COPENHAGEN, Denmark — Aqueous misdirection glaucoma, or malignant glaucoma, is a rare, challenging situation that requires early, aggressive treatment, according to one speaker here. It occurs in most cases after angle-closure glaucoma surgery in eyes that are predisposed by shorter axial length, a larger lens, and anteriorly positioned and rotated ciliary processes.
The mechanism involves the occurrence of a sudden decompression after surgery, leading to lens apposition to the ciliary processes, anterior rotation of ciliary processes and posterior aqueous misdirection. The aqueous is trapped in the vitreous and displaces the iris-lens diaphragm forward, causing angle closure,Giorgio Marchini, MD, explained at the European Glaucoma Society meeting.
“The most typical sign is when you see the ciliary processes compressed against the iris,” he said.

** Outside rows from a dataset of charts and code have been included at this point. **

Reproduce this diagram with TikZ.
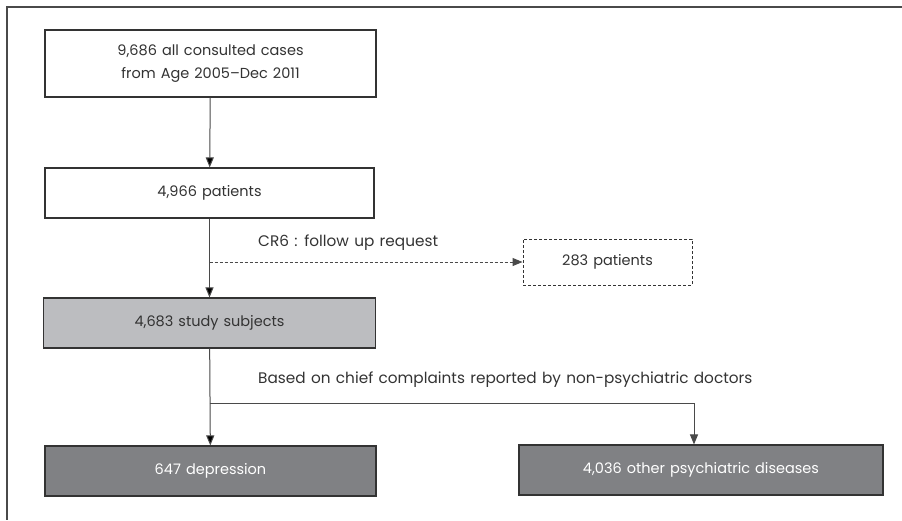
\documentclass[tikz,border=0pt]{standalone}
\usepackage{fontspec}
\setmainfont{Poppins}[WordSpace=1.3]
\usetikzlibrary{arrows.meta,positioning}
\definecolor{linegray}{HTML}{4A4A4A}
\definecolor{textgray}{HTML}{333333}
\definecolor{lightbox}{HTML}{BCBDC0}
\definecolor{darkbox}{HTML}{808184}
\tikzset{
    stage/.style={
    rectangle,draw=textgray,line width=1.1pt,fill=white,text=textgray,inner sep=0pt,align=center,font=\fontsize{14.5}{23}\selectfont
    },
    dstage/.style={
    stage,densely dashed,line width=0.9pt,draw=textgray
    },
    chosen/.style={
    stage,fill=lightbox
    },
    result/.style={
    stage,fill=darkbox,text=white
    },
    note/.style={
    text=textgray,inner sep=0pt,anchor=west,font=\fontsize{15.3}{17}\selectfont
    },
    flow/.style={
    draw=linegray,line width=1pt,-{Triangle[length=10pt,width=8pt]}
    },
}
\begin{document}
\begin{tikzpicture}[x=1pt,y=-1pt]
   \useasboundingbox (0,0) rectangle (902,520);
   \draw[linegray,line width=1.2pt] (902,7) -- (7,7) -- (7,520);

   \node[stage,minimum width=331,minimum height=67] (all) at (210.5,63.5) {9,686 all consulted cases\\from Age 2005\textendash Dec 2011};
   \node[stage,minimum width=329,minimum height=50] (pat) at (209.5,193) {4,966 patients};
   \node[dstage,minimum width=169,minimum height=46] (fup) at (607.5,262) {283 patients};
   \node[chosen,minimum width=332,minimum height=50] (stu) at (209.5,323) {4,683 study subjects};
   \node[result,minimum width=331,minimum height=50] (dep) at (210.5,471) {647 depression};
   \node[result,minimum width=364,minimum height=50] (oth) at (701,470) {4,036 other psychiatric diseases};

   \coordinate (cr) at (209.5,262);
   \coordinate (sp) at (209.5,403);
   \coordinate (sq) at (694,403);
   \node[note] (crl) at (258,243) {CR6 : follow up request};
   \node[note] (bas) at (258,380) {Based on chief complaints reported by non-psychiatric doctors};

  \path[flow]
    (all) edge (pat)
    (pat) edge (stu)
    (stu) edge (dep);
  \draw[flow,densely dashed] (cr) -- (fup);
  \draw[flow] (sp) -- (sq) -- (sq |- oth.north);
  \end{tikzpicture}
\end{document}
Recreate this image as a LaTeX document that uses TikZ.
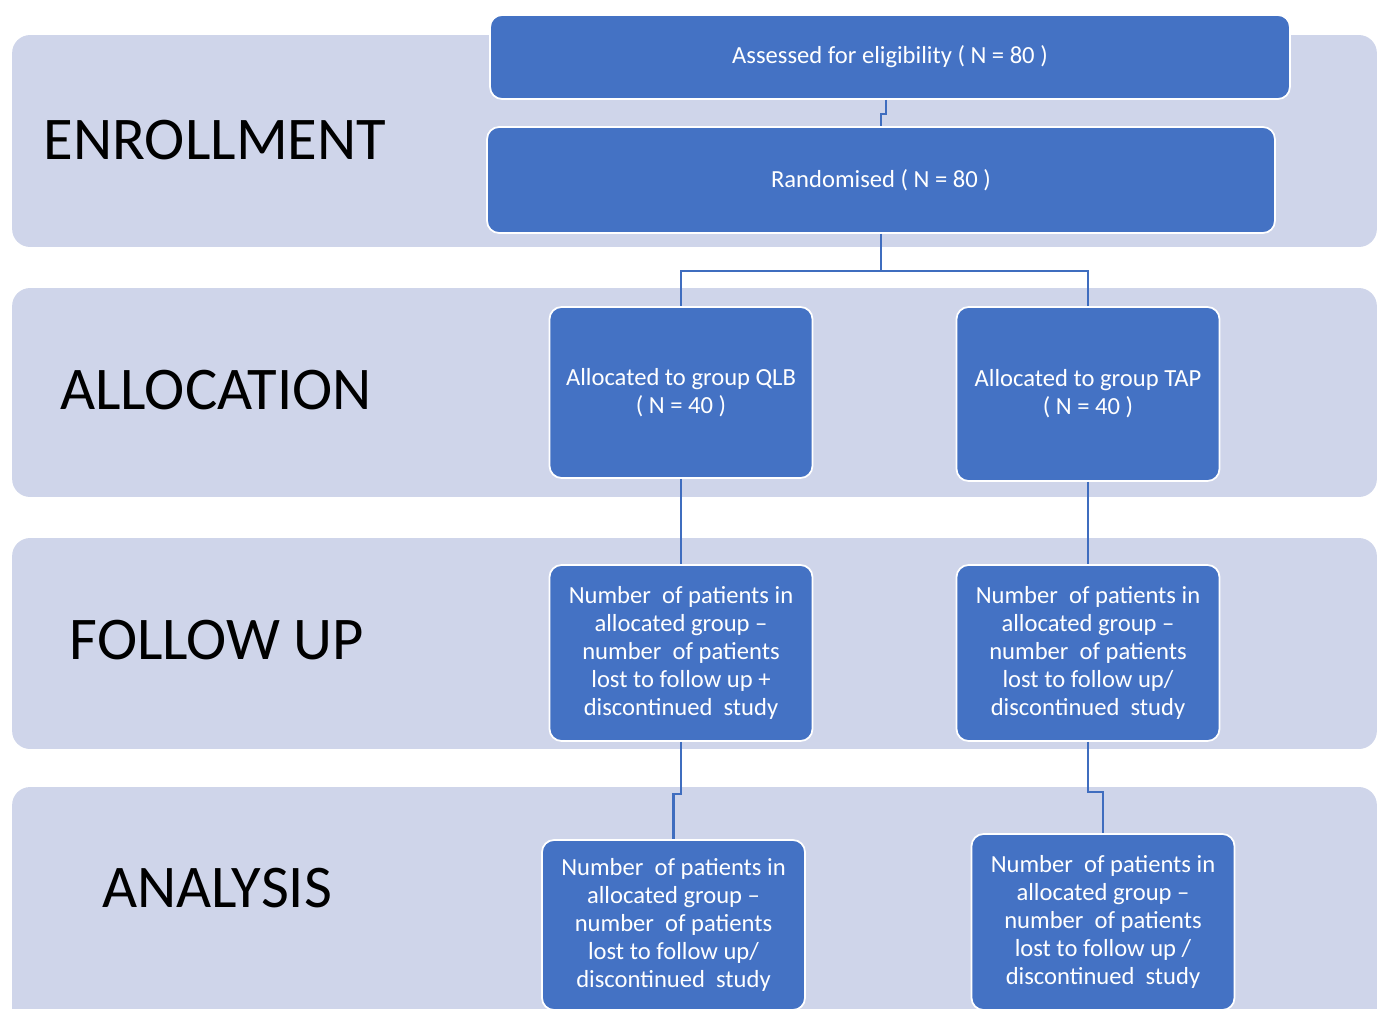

There are several treatment options aimed at restoring the normal aqueous outflow and reducing IOP, ranging from simple medical therapy to laser techniques and surgery. However, the therapeutic effect is based on two milestones, Marchini said.
“The first is removing the lens if present, and the second is creating a conduit between the anterior chamber and the vitreous cavity,” he said.
Phacoemulsification with complete vitrectomy, iridectomy and zonulectomy has been shown to have the best results, with a 0% relapse rate.
“Relapse is frequent with other methods, up to 100% with medications only,” Marchini said.
After treatment, long-term administration of cycloplegic drugs is mandatory to avoid anterior displacement of the ciliary processes.
- Disclosure: Marchini has no relevant financial disclosures.